Plus récemment, la philosophe Cynthia Fleury évoque dans Les Irremplaçables (2015) la dimension politique de la beauté :
« La beauté est ce qui nous rappelle que nous sommes responsables du monde, qu’il mérite d’être préservé et embelli. Elle est au fondement de toute écologie véritable.«
Cette perspective rejoint celle d’Élaine Scarry pour qui l’expérience esthétique est intrinsèquement liée à la justice, car elle nous pousse à préserver et à prendre soin de ce qui est beau et, par extension, de toute vie.
La Gestalt : une approche holistique de la beauté
La psychologie de la Gestalt, dont les principes fondamentaux furent établis au début du XXe siècle par des psychologues comme Max Wertheimer, Kurt Koffka et Wolfgang Köhler, offre un éclairage particulièrement pertinent sur notre rapport à la beauté.
La Gestalt postule que nous percevons d’abord des formes complètes et organisées plutôt que des éléments isolés.

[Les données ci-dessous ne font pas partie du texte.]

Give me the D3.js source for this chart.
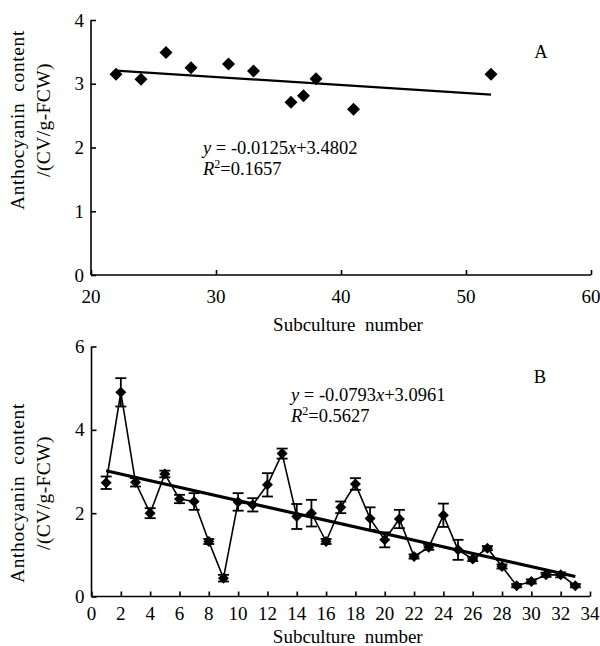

Son célèbre principe « le tout est plus que la somme des parties » illustre parfaitement l’expérience esthétique, où l’harmonie naît de la relation entre les éléments plus que des éléments eux-mêmes.
Cette approche holistique de la perception explique pourquoi la beauté nous touche souvent de manière immédiate et intuitive. Et ce, avant même que nous n’analysions consciemment ses composantes. Les principes gestaltistes de proximité, de similitude, de continuité et de clôture gouvernent notre perception esthétique. Expliquant ainsi notre tendance naturelle à rechercher l’harmonie et l’équilibre.
En thérapie Gestalt, développée par Fritz Perls, Laura Perls et Paul Goodman dans les années 1950, cette recherche d’équilibre et d’harmonie est considérée comme fondamentale pour le bien-être psychologique.
L’approche gestaltiste nous invite à considérer la beauté non comme un luxe mais comme une nécessité vitale car elle nous permet d’établir un contact authentique avec nous-mêmes, avec les autres et avec notre environnement.
Comme l’exprime Serge Ginger, psychothérapeute gestaltiste contemporain, dans La Gestalt, l’art du contact (2009) :
« La sensibilité esthétique est au cœur de la démarche gestaltiste, car elle nous reconnecte à notre capacité d’être pleinement présents au monde et de maintenir un équilibre créatif avec notre environnement.«
Conclusion : la beauté comme résistance et espoir
Dans notre époque troublée par les crises écologiques, sociales et existentielles, la beauté apparaît plus que jamais comme une force de résistance et d’espoir.
Elle nous rappelle notre humanité commune et notre appartenance au vivant.
Comme l’écrit si justement François Cheng :
« À l’heure où le mal et la laideur semblent occuper tout l’espace, la beauté est notre ultime recours, notre façon de dire oui à la vie malgré tout.«
La beauté n’est donc pas un simple agrément ou une distraction futile.
Elle est ce qui nous permet de nous sentir pleinement humains, de créer des liens authentiques avec les autres et de nous engager activement dans le monde.
Dans la perspective de la Gestalt, elle est l’expression même de notre capacité à percevoir, à ressentir et à créer du sens dans un tout harmonieux.
Cultiver la beauté dans nos vies quotidiennes, dans nos relations et dans nos engagements collectifs n’est pas un acte d’évasion mais, au contraire, une manière profonde d’habiter le monde et d’y affirmer notre présence créative et responsable.